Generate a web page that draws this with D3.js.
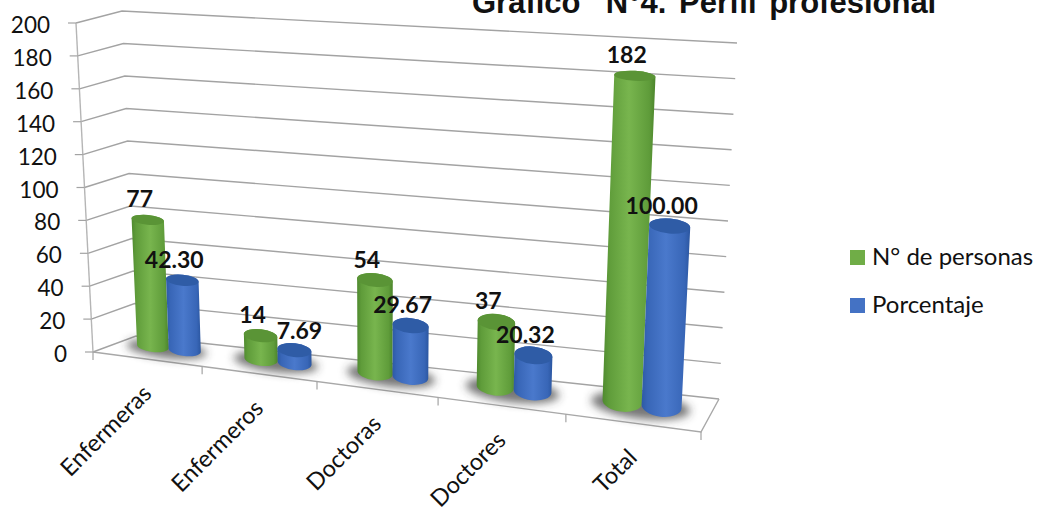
<!DOCTYPE html>
<html lang="es">
<head>
<meta charset="utf-8">
<script src="https://cdn.jsdelivr.net/npm/d3@7/dist/d3.min.js"></script>
<style>
  html, body { margin: 0; padding: 0; background: #fff; overflow: hidden; }
  text { font-family: Lato, "Open Sans", sans-serif; fill: #111; }
</style>
</head>
<body>
<svg id="chart" width="1041" height="508"></svg>
<script>
// Chart content
const titleText = "Gráfico  N°4. Perfil profesional";
const categories = ["Enfermeras", "Enfermeros", "Doctoras", "Doctores", "Total"];
const seriesNames = ["N° de personas", "Porcentaje"];
const personas = [77, 14, 54, 37, 182];
const porcentaje = [42.30, 7.69, 29.67, 20.32, 100.00];
const valueTicks = d3.range(0, 201, 20);

// Box corners of the 3D plot area on screen
const floorFL = [93, 352], floorBL = [136, 336], floorBR = [719, 399], floorFR = [701, 432];
const ceilFL = [76, 23], ceilBL = [122, 11], ceilBR = [737, 43], ceilFR = [722, 57];

// Foreshortening along the category direction: the right side is nearer the viewer
const foreshorten = -0.125;

function edge(a, b) {
  const A = [0, 1].map(k => b[k] * (1 + foreshorten) - a[k]);
  return u => [0, 1].map(k => (A[k] * u + a[k]) / (foreshorten * u + 1));
}
function plane(fl, fr, bl, br) {
  const front = edge(fl, fr), back = edge(bl, br);
  return (u, z) => {
    const f = front(u), b = back(u);
    return [f[0] + (b[0] - f[0]) * z, f[1] + (b[1] - f[1]) * z];
  };
}
const floorMap = plane(floorFL, floorFR, floorBL, floorBR);
const ceilMap = plane(ceilFL, ceilFR, ceilBL, ceilBR);

const uScale = d3.scaleBand().domain(categories).range([0, 1]);
const vScale = d3.scaleLinear().domain([0, 200]).range([0, 1]);
const seriesOffset = d3.scaleBand().domain(seriesNames).range([-0.065, 0.055]);

function project(u, z, value) {
  const t = vScale(value);
  const a = floorMap(u, z), b = ceilMap(u, z);
  return [a[0] + (b[0] - a[0]) * t, a[1] + (b[1] - a[1]) * t];
}

const svg = d3.select("#chart");
const defs = svg.append("defs");

// Horizontal shading for the cylinders
function cylinderGradient(id, stops) {
  const g = defs.append("linearGradient").attr("id", id);
  stops.forEach(([o, c]) => g.append("stop").attr("offset", o).attr("stop-color", c));
}
cylinderGradient("greenBody", [[0, "#4f8a2f"], [0.12, "#5f9c3a"], [0.5, "#78b54e"], [0.88, "#5f9c3a"], [1, "#4c852c"]]);
cylinderGradient("blueBody",  [[0, "#2d5aa5"], [0.12, "#3866b7"], [0.5, "#4a79cc"], [0.88, "#3866b7"], [1, "#2b56a0"]]);
defs.append("filter").attr("id", "baseShadow")
  .attr("x", "-40%").attr("y", "-80%").attr("width", "180%").attr("height", "260%")
  .append("feGaussianBlur").attr("stdDeviation", 4);

const bodyFill = { [seriesNames[0]]: "url(#greenBody)", [seriesNames[1]]: "url(#blueBody)" };
const capFill  = { [seriesNames[0]]: "#5a9436", [seriesNames[1]]: "#2f5ca6" };
const swatch   = { [seriesNames[0]]: "#70ad47", [seriesNames[1]]: "#4472c4" };

const line = d3.line();

// Floor
svg.append("path")
  .attr("d", line([floorFL, floorFR, floorBR, floorBL]) + "Z")
  .attr("fill", "#fff");

// Gridlines on the side wall and back wall
svg.append("g").selectAll("path").data(valueTicks).join("path")
  .attr("d", v => line([project(0, 0, v), project(0, 1, v), project(1, 1, v)]))
  .attr("fill", "none").attr("stroke", "#a3a3a3").attr("stroke-width", 1.4);

// Value axis
svg.append("path").attr("d", line([project(0, 0, 0), project(0, 0, 200)]))
  .attr("fill", "none").attr("stroke", "#b5b5b5").attr("stroke-width", 1.4);
svg.append("g").selectAll("path").data(valueTicks).join("path")
  .attr("d", v => { const p = project(0, 0, v); return line([[p[0] - 8, p[1]], p]); })
  .attr("stroke", "#a3a3a3").attr("stroke-width", 1.2);
svg.append("g").selectAll("text").data(valueTicks).join("text")
  .attr("x", v => project(0, 0, v)[0] - 26)
  .attr("y", v => project(0, 0, v)[1] + 10)
  .attr("text-anchor", "end").attr("font-size", 22.5).text(v => v);

// Floor front and right edges with category ticks
svg.append("path").attr("d", line([floorFL, floorFR, floorBR]))
  .attr("fill", "none").attr("stroke", "#a8a8a8").attr("stroke-width", 1.4);
const boundaries = d3.range(0, categories.length + 1).map(i => i / categories.length);
svg.append("g").selectAll("path").data(boundaries).join("path")
  .attr("d", u => { const p = floorMap(u, 0); return line([p, [p[0], p[1] + 8]]); })
  .attr("stroke", "#a3a3a3").attr("stroke-width", 1.2);

// Category labels
const axisDepthGap = 36;
svg.append("g").selectAll("text").data(categories).join("text")
  .attr("transform", c => {
    const p = floorMap(uScale(c) + uScale.bandwidth() / 2, 0);
    return `translate(${p[0] + 6},${p[1] + axisDepthGap}) rotate(-45)`;
  })
  .attr("text-anchor", "end").attr("font-size", 23.5).text(c => c);

// One cylinder's outline measurements at a given value
const radiusU = 0.03, radiusZ = 0.33, barDepth = 0.6;
function disc(u, value) {
  const c = project(u, barDepth, value);
  const l = project(u - radiusU, barDepth, value), r = project(u + radiusU, barDepth, value);
  const near = project(u, barDepth - radiusZ, value), far = project(u, barDepth + radiusZ, value);
  const ry = Math.abs(near[1] - far[1]) / 2;
  const rx = Math.hypot(r[0] - l[0], r[1] - l[1]) / 2;
  const tilt = Math.atan2(r[1] - l[1], r[0] - l[0]) * 180 / Math.PI;
  return { c, l, r, rx, ry, tilt };
}

function cylinderPath(u, value) {
  const top = disc(u, value), base = disc(u, 0);
  return `M${top.l}L${base.l}A${base.rx},${base.ry} ${base.tilt} 0 0 ${base.r}` +
         `L${top.r}A${top.rx},${top.ry} ${top.tilt} 0 0 ${top.l}Z`;
}

const marks = categories.flatMap((c, i) => [
  { c, series: seriesNames[0], value: personas[i] },
  { c, series: seriesNames[1], value: porcentaje[i] }
]).map(d => ({
  ...d,
  u: uScale(d.c) + uScale.bandwidth() / 2 + seriesOffset(d.series) + seriesOffset.bandwidth() / 2
}));

// Soft shadows where the cylinders meet the floor
svg.append("g").selectAll("ellipse").data(categories).join("ellipse")
  .each(function(c) {
    const u = uScale(c) + uScale.bandwidth() / 2 - 0.005;
    const p = project(u, barDepth - 0.05, 0);
    const d = disc(u, 0);
    d3.select(this)
      .attr("cx", p[0]).attr("cy", p[1])
      .attr("rx", d.rx * 2.5).attr("ry", d.ry + 3)
      .attr("transform", `rotate(${d.tilt} ${p[0]} ${p[1]})`);
  })
  .attr("fill", "#3a3a3a").attr("fill-opacity", 0.7).attr("filter", "url(#baseShadow)");

// Cylinders
const bars = svg.append("g").selectAll("g").data(marks).join("g");
bars.append("path")
  .attr("d", d => cylinderPath(d.u, d.value))
  .attr("fill", d => bodyFill[d.series]);
bars.append("ellipse")
  .each(function(d) {
    const t = disc(d.u, d.value);
    d3.select(this).attr("cx", t.c[0]).attr("cy", t.c[1]).attr("rx", t.rx).attr("ry", t.ry)
      .attr("transform", `rotate(${t.tilt} ${t.c[0]} ${t.c[1]})`);
  })
  .attr("fill", d => capFill[d.series]);

// Value labels sit up and to the left of each cap; the small blue one is moved clear of its neighbour
const fmt = { [seriesNames[0]]: d3.format("d"), [seriesNames[1]]: d3.format(".2f") };
const labelShift = d => d.value === porcentaje[1] ? [5, -11] : [-8, -12.5];
svg.append("g").selectAll("text").data(marks).join("text")
  .attr("x", d => disc(d.u, d.value).c[0] + labelShift(d)[0])
  .attr("y", d => disc(d.u, d.value).c[1] + labelShift(d)[1])
  .attr("text-anchor", "middle").attr("font-size", 23).attr("font-weight", 700)
  .attr("fill", "#000")
  .text(d => fmt[d.series](d.value));

// Legend
const legend = svg.append("g").selectAll("g").data(seriesNames).join("g")
  .attr("transform", (d, i) => `translate(850,${250 + i * 48})`);
legend.append("rect").attr("width", 15).attr("height", 15).attr("fill", d => swatch[d]);
legend.append("text").attr("x", 22).attr("y", 15).attr("font-size", 24).text(d => d);

// Title, running off the top edge
svg.append("text").attr("x", 472).attr("y", 13)
  .attr("font-size", 31).attr("font-weight", 700)
  .attr("word-spacing", 4)
  .style("font-family", "'Liberation Sans', Arial, sans-serif")
  .style("white-space", "pre").text(titleText);
</script>
</body>
</html>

### [PROBLEM REQUIREMENTS]
Skip the pictures and restate exactly the lines from the beginning of the listing to the line with "const foreshorten = -0.125;", that line included.

### [ANSWER BELOW]
Generate a web page that draws this with D3.js.
<!DOCTYPE html>
<html lang="es">
<head>
<meta charset="utf-8">
<script src="https://cdn.jsdelivr.net/npm/d3@7/dist/d3.min.js"></script>
<style>
  html, body { margin: 0; padding: 0; background: #fff; overflow: hidden; }
  text { font-family: Lato, "Open Sans", sans-serif; fill: #111; }
</style>
</head>
<body>
<svg id="chart" width="1041" height="508"></svg>
<script>
// Chart content
const titleText = "Gráfico  N°4. Perfil profesional";
const categories = ["Enfermeras", "Enfermeros", "Doctoras", "Doctores", "Total"];
const seriesNames = ["N° de personas", "Porcentaje"];
const personas = [77, 14, 54, 37, 182];
const porcentaje = [42.30, 7.69, 29.67, 20.32, 100.00];
const valueTicks = d3.range(0, 201, 20);

// Box corners of the 3D plot area on screen
const floorFL = [93, 352], floorBL = [136, 336], floorBR = [719, 399], floorFR = [701, 432];
const ceilFL = [76, 23], ceilBL = [122, 11], ceilBR = [737, 43], ceilFR = [722, 57];

// Foreshortening along the category direction: the right side is nearer the viewer
const foreshorten = -0.125;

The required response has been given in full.